Рёскин родился в Лондоне в 1819 году. Отец его был якобитом в политике и пресвитерианцем в религии. С юных лет он поступил в торговый дом, где целых девять лет исполнял скучную обязанность конторщика, пока не сделался, наконец, участником одной виноторговли. В это время зародилось и стало понемногу возрастать его состояние, и, в конце концов, оно увеличилось в такой мере что сын его унаследовал значительные средства. Но кто бы из профессиональных товарищей Рёскина-отца мог подозревать, что этот знаток винного дела, до мелочей пунктуальный в исполнении своих торговых обязанностей, — в душе был страстным энтузиастом и романтиком? Кто из них мог предположить, что, вернувшись домой из конторы, он с увлечением хватался за новый роман Вальтер-Скотта, или за трагедию Шекспира и дрожащим голосом читал их вслух своему сыну, а по ночам, когда все кругом засыпало, раскладывал на столе карты Швейцарии и Италии и мечтал о поездках в те страны, где такое ярко-синее небо и такие сверкающие, белоснежные горы.

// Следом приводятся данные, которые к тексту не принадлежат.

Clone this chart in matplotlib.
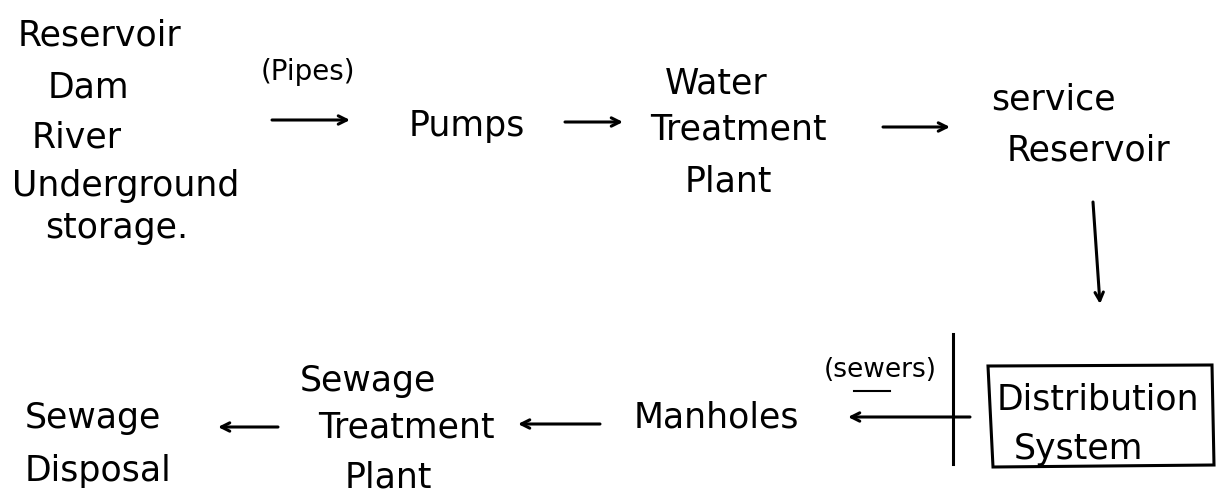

Его жена, олицетворение здравого практического смысла, возвращала его к действительности, но в глубине души понимала его энтузиазм. «Это была сильная, настойчивая и религиозная женщина, — говорит Сизеранн, — и в то же время, как ее муж увлекал маленького Джона Вальтер-Скоттом, она заставляла его читать и учить наизусть столбцы из Библии, храня в душе ненависть к папе, презрение к театру и страстную любовь к цветам, уходу за которыми она посвящала все свое свободное время». Глубокий мир царил в этой маленькой семье, оживлявшийся только эстетическими волнениями. Рёскин говорит в своих воспоминаниях, что никогда не слышал, чтоб его родители возвышали голос или обращались к кому-нибудь с резким словом. Огражденный от всяких столкновений с реальной жизнью и ее невзгодами, видя перед собой постоянное благоговение перед природой и ее художественными воспроизведениями, он с самого раннего детства начинает проявлять необыкновенную восприимчивость ко всему прекрасному и тот нравственно-эстетический энтузиазм, который на всю жизнь остается его самой характерной чертой. Ежегодно в мае Рёскин-отец предпринимал деловую поездку по Англии и всякий раз брал с собой сына, чтобы вместе с ним осматривать развалины, соборы, замки, читать стихи и рисовать птиц и деревья. В эти поездки природа, как прекрасное видение, ненадолго являлась и блистала перед мальчиком, пока ее не заслонял опять непроглядный лондонский туман. Но и вернувшись домой, он продолжал мечтать и думать о виденных картинах, составлял коллекции минералов и растений, и в отзывчивом сердце ребенка незаметно зарождалась и крепла та пламенная любовь к природе и ее красоте, которая впоследствии определила собою все содержание учений Рёскина-мыслителя. Сизеранн обращает особое внимание на необыкновенную способность его с детских лет углубляться в созерцание природы. Рёскин проводил в саду целые часы, не спуская глаз с цветов. «У меня, — пишет он в своих воспоминаниях, — не было никакого желания возделывать их, ухаживать за ними, точно так же, как не хотелось ухаживать за птицами, деревьями или небом. Я только хотел смотреть и любоваться на них». Эти упражнения в созерцании приучили его к одиночеству.
«Мне было все равно, есть ли кто-нибудь около меня, или нет, — говорил он, — у меня была своя маленькая независимая жизнь». Даже мать и отец не возбуждали к себе в ребенке горячей сердечной привязанности, и не удивительно, если много лет спустя у Рёскина вырывается горький возглас: «Мне некого было любить! Мои родители были для меня как бы только видимые силы природы, — я их любил не более, чем солнце или луну». А вне семьи Рёскин не знал никого. Отец его жил среди героев своих любимых авторов и не искал ничьего общества. Во время своих поездок и путешествий они держались в стороне, избегая всяких встреч и знакомств; если им хотелось видеть своего великого Вордсворта — они шли сторожить его где-нибудь у выхода из церкви, не мечтая о личном свидании. «Мы путешествуем не для сношений с людьми и не для приключений, — говорили они, — а чтоб видеть глазами и наслаждаться душой…»
Главный интерес, который представляли для них люди, заключался в их живописности, они отмечали жест за его красоту, сказанное слово за звучность голоса, и таким образом, с наивным восхищением детей и сосредоточенным вниманием художников, проходили мимо кипучей жизни, которая являлась в их глазах чем-то вроде оперы или пантомимы.